If you’ve heard about WeWork, you know where this is going. The company’s story is one of a head-spinning rise and spectacular crash, technically legal scams, obscene amounts of money, and a metric tonne of hubris. This is the story that Rothstein’s documentary attempts to tell, spinning multiple threads out from one central point: the deranged egotism and cultish personality of Adam Neumann. The documentary paints a convincing portrait of him as the root of WeWork’s most innate flaws, and it may well be right. Articles documenting the company’s downfall focus squarely on Neumann, devoting some space to the role of his wife Rebekah, and typically less than a sentence to co-founder Miguel McKelvey.
Visually, WeWork: or the Making and Breaking of a $47 Billion Unicorn (I promised myself I would only type out the full title once, but here we are) is pretty standard for a tell-all documentary. Talking heads cut with archival footage hardly makes for a stylistic film, and the overuse of stock footage veers the documentary into the realm of the bland. While that shouldn’t necessarily be a huge issue with this particular brand of documentary, it is disappointing.

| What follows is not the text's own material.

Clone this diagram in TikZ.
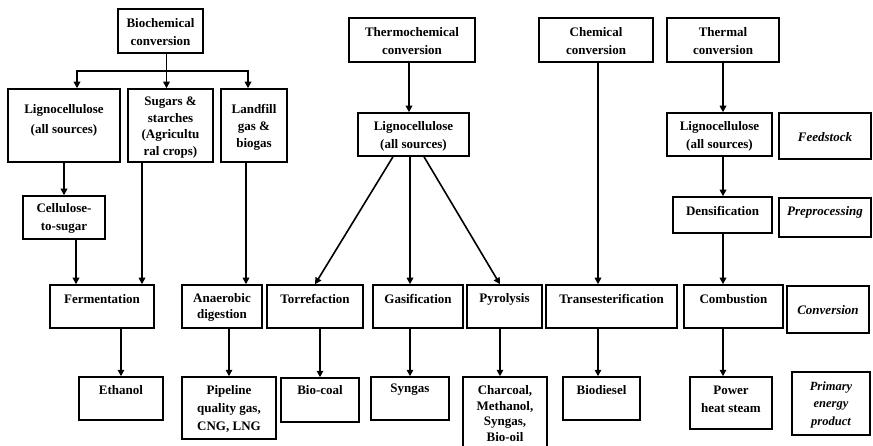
\documentclass[tikz,border=0pt]{standalone}
\usepackage{fontspec}
\setmainfont{Liberation Serif}
\usetikzlibrary{arrows.meta}

\begin{document}
\begin{tikzpicture}[x=1pt, y=-1pt,
  box/.style={draw, line width=1.5pt, inner sep=0pt},
  txt/.style={font=\bfseries\fontsize{13}{18}\selectfont, align=center, inner sep=0pt},
  itx/.style={font=\bfseries\itshape\fontsize{13}{18}\selectfont, align=center, inner sep=0pt},
  link/.style={line width=1.6pt},
  arr/.style={line width=1.6pt, -{Triangle[length=6.5pt, width=6.5pt]}}
]
\useasboundingbox (0,0) rectangle (873,446);

% ---------- top row: conversion routes ----------
\node[box, minimum width=85pt, minimum height=44pt] (bio) at (160.5,31) {};
\node[txt] (bio-t) at (160.5,32.5) {Biochemical\\conversion};

\node[box, minimum width=126pt, minimum height=44pt] (thermo) at (412,40) {};
\node[txt] (thermo-t) at (412,41) {Thermochemical\\conversion};

\node[box, minimum width=114pt, minimum height=44pt] (chem) at (596,40) {};
\node[txt] (chem-t) at (596,41) {Chemical\\conversion};

\node[box, minimum width=112pt, minimum height=44pt] (thermal) at (723,40) {};
\node[txt] (thermal-t) at (723,41) {Thermal\\conversion};

% ---------- feedstock ----------
\node[box, minimum width=112pt, minimum height=73pt] (lig1) at (64,125.5) {};
\node[txt, font=\bfseries\fontsize{13}{20}\selectfont] (lig1-t) at (64,120) {Lignocellulose\\(all sources)};

\node[box, minimum width=85pt, minimum height=73pt] (sugar) at (170.5,125.5) {};
\node[txt, font=\bfseries\fontsize{13}{16.5}\selectfont] (sugar-t) at (170.5,127.5) {Sugars \&\\starches\\(Agricultu\\ral crops)};

\node[box, minimum width=66pt, minimum height=73pt] (land) at (254,125.5) {};
\node[txt, font=\bfseries\fontsize{13}{17}\selectfont] (land-t) at (254,127) {Landfill\\gas \&\\biogas};

\node[box, minimum width=111pt, minimum height=43pt] (lig2) at (413.5,134.5) {};
\node[txt] (lig2-t) at (413.5,136) {Lignocellulose\\(all sources)};

\node[box, minimum width=105pt, minimum height=43pt] (lig3) at (719.5,134.5) {};
\node[txt] (lig3-t) at (719.5,136.5) {Lignocellulose\\(all sources)};

\node[box, minimum width=92pt, minimum height=46pt] (feed) at (825,136) {};
\node[itx] (feed-t) at (825,137) {Feedstock};

% ---------- preprocessing ----------
\node[box, minimum width=82pt, minimum height=43pt] (cell) at (64,217.5) {};
\node[txt] (cell-t) at (64,218.5) {Cellulose-\\to-sugar};

\node[box, minimum width=99pt, minimum height=36pt] (dens) at (722.5,215) {};
\node[txt] (dens-t) at (722.5,211) {Densification};

\node[box, minimum width=92pt, minimum height=39pt] (prep) at (825,217.5) {};
\node[itx] (prep-t) at (825,212) {Preprocessing};

% ---------- conversion ----------
\node[box, minimum width=104pt, minimum height=43pt] (ferm) at (102,306.5) {};
\node[txt] (ferm-t) at (102,299) {Fermentation};

\node[box, minimum width=80pt, minimum height=43pt] (anaer) at (222,306.5) {};
\node[txt, font=\bfseries\fontsize{13}{16}\selectfont] (anaer-t) at (222,307) {Anaerobic\\digestion};

\node[box, minimum width=96pt, minimum height=43pt] (torr) at (315,306.5) {};
\node[txt] (torr-t) at (315,299) {Torrefaction};

\node[box, minimum width=90pt, minimum height=43pt] (gas) at (418,306.5) {};
\node[txt] (gas-t) at (418,299) {Gasification};

\node[box, minimum width=75pt, minimum height=43pt] (pyro) at (504.5,306.5) {};
\node[txt] (pyro-t) at (504.5,299) {Pyrolysis};

\node[box, minimum width=131pt, minimum height=43pt] (trans) at (611.5,306.5) {};
\node[txt] (trans-t) at (611.5,299) {Transesterification};

\node[box, minimum width=99pt, minimum height=43pt] (comb) at (733.5,306.5) {};
\node[txt] (comb-t) at (733.5,299) {Combustion};

\node[box, minimum width=82pt, minimum height=47pt] (conv) at (828,309.5) {};
\node[itx] (conv-t) at (828,310) {Conversion};

% ---------- primary energy products ----------
\node[box, minimum width=84pt, minimum height=43pt] (eth) at (121,398.5) {};
\node[txt] (eth-t) at (121,390) {Ethanol};

\node[box, minimum width=94pt, minimum height=62pt] (pipe) at (229,408) {};
\node[txt] (pipe-t) at (229,408.5) {Pipeline\\quality gas,\\CNG, LNG};

\node[box, minimum width=78pt, minimum height=44pt] (biocoal) at (320,400) {};
\node[txt] (biocoal-t) at (320,390) {Bio-coal};

\node[box, minimum width=78pt, minimum height=43pt] (syngas) at (410,398.5) {};
\node[txt] (syngas-t) at (410,390) {Syngas};

\node[box, minimum width=84pt, minimum height=72pt] (char) at (505,413) {};
\node[txt, font=\bfseries\fontsize{13}{15.7}\selectfont] (char-t) at (505,413.5) {Charcoal,\\Methanol,\\Syngas,\\Bio-oil};

\node[box, minimum width=77pt, minimum height=43pt] (biod) at (601.5,398.5) {};
\node[txt] (biod-t) at (601.5,390) {Biodiesel};

\node[box, minimum width=82pt, minimum height=52pt] (power) at (731,403) {};
\node[txt] (power-t) at (731,399) {Power\\heat steam};

\node[box, minimum width=78pt, minimum height=63pt] (prim) at (831,403.5) {};
\node[itx, font=\bfseries\itshape\fontsize{12.5}{17.5}\selectfont] (prim-t) at (831,404.5) {Primary\\energy\\product};

% ---------- connectors: biochemical branch ----------
\coordinate (split) at (166.5,71);
\draw[link] ([xshift=6pt]bio.south) -- (split);
\draw[arr] (split) -| ([xshift=13pt]lig1.north);
\draw[arr] (split) -| ([xshift=-6pt]land.north);
\draw[arr] (split) -- (split |- sugar.north);
\draw[arr] (lig1.south) -- (cell.north);
\draw[arr] ([xshift=12pt]cell.south) -- ([xshift=12pt]cell.south |- ferm.north);
\draw[arr] ([xshift=-28.5pt]sugar.south) -- ([xshift=-28.5pt]sugar.south |- ferm.north);
\draw[arr] ([xshift=-8pt]land.south) -- ([xshift=-8pt]land.south |- anaer.north);
\draw[arr] (eth.north |- ferm.south) -- (eth.north);
\draw[arr] (pipe.north |- anaer.south) -- (pipe.north);

% ---------- connectors: thermochemical branch ----------
\draw[arr] ([xshift=-4.5pt]lig2.north |- thermo.south) -- ([xshift=-4.5pt]lig2.north);
\draw[arr] ([xshift=-20.5pt]lig2.south) -- (torr.north);
\draw[arr] ([xshift=-3.5pt]lig2.south) -- ([xshift=-3.5pt]lig2.south |- gas.north);
\draw[arr] ([xshift=10.5pt]lig2.south) -- ([xshift=-4.5pt]pyro.north);
\draw[arr] (biocoal.north |- torr.south) -- (biocoal.north);
\draw[arr] (syngas.north |- gas.south) -- (syngas.north);
\draw[arr] ([xshift=-4.5pt]pyro.south) -- ([xshift=-4.5pt]pyro.south |- char.north);

% ---------- connectors: chemical branch ----------
\draw[arr] ([xshift=2pt]chem.south) -- ([xshift=2pt]chem.south |- trans.north);
\draw[arr] ([xshift=2pt]chem.south |- trans.south) -- ([xshift=2pt]chem.south |- biod.north);

% ---------- connectors: thermal branch ----------
\draw[arr] (thermal.south) -- (thermal.south |- lig3.north);
\draw[arr] (thermal.south |- lig3.south) -- (thermal.south |- dens.north);
\draw[arr] (thermal.south |- dens.south) -- (thermal.south |- comb.north);
\draw[arr] (thermal.south |- comb.south) -- (thermal.south |- power.north);
\end{tikzpicture}
\end{document}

I’ll admit that a part of me harbours a strange admiration for Neumann. Given the opportunity, I think I might also try to scam a horde of heavy-pocketed venture capitalists slavering over the prospect of enriching themselves on the backs of the next Uber or Amazon out of their money. Wouldn’t you? But what Rothstein makes clear is that Neumann may as well be one of those venture capitalists himself. Constantly he talks of making the world a better place, of community and creativity and invention, but – despite never stating it outright – Rothstein’s edit lets us see the sinister hollowness of his words. Neumann may well have wanted to change the world, but only out of a desire for a place in the history books and a lined pocket. After a point it becomes funny. What response could I possibly have to hearing the line “We are definitely not a real estate company, we are a community of creators” from the lips of a man whose business model was essentially: owning property, leasing it to his own company, and in turn sub-leasing it to office workers, other than laughter? If someone could point me toward proof that landlordism a) is revolutionary, b) makes the world a better place, or c) both of the above, maybe I could take the guy seriously, but for now I’m happy to find the humour in the situation.
Similarly disappointing is what I can only describe as a lack of narrative focus. Neumann is a chaotic guy, granted, but by telling the story of WeWork with him as its centrepoint, it seems that Rothstein’s film couldn’t help but take on some of that chaos. The result is a narrative throughline that at points feels blurry, lacking in the finer details. Threads are introduced then dropped, occasionally picked back up at a later point, but in the middle of a completely different thread. This isn’t a condemnation of the film, more just a forewarning. By the end, you’ll be left with a clear portrait of Neumann’s egotism and the cultish atmosphere he cultivated at WeWork, but fuzzy on some of the specifics of the story, and curiously googling for a decent explainer article to make sure you got it all.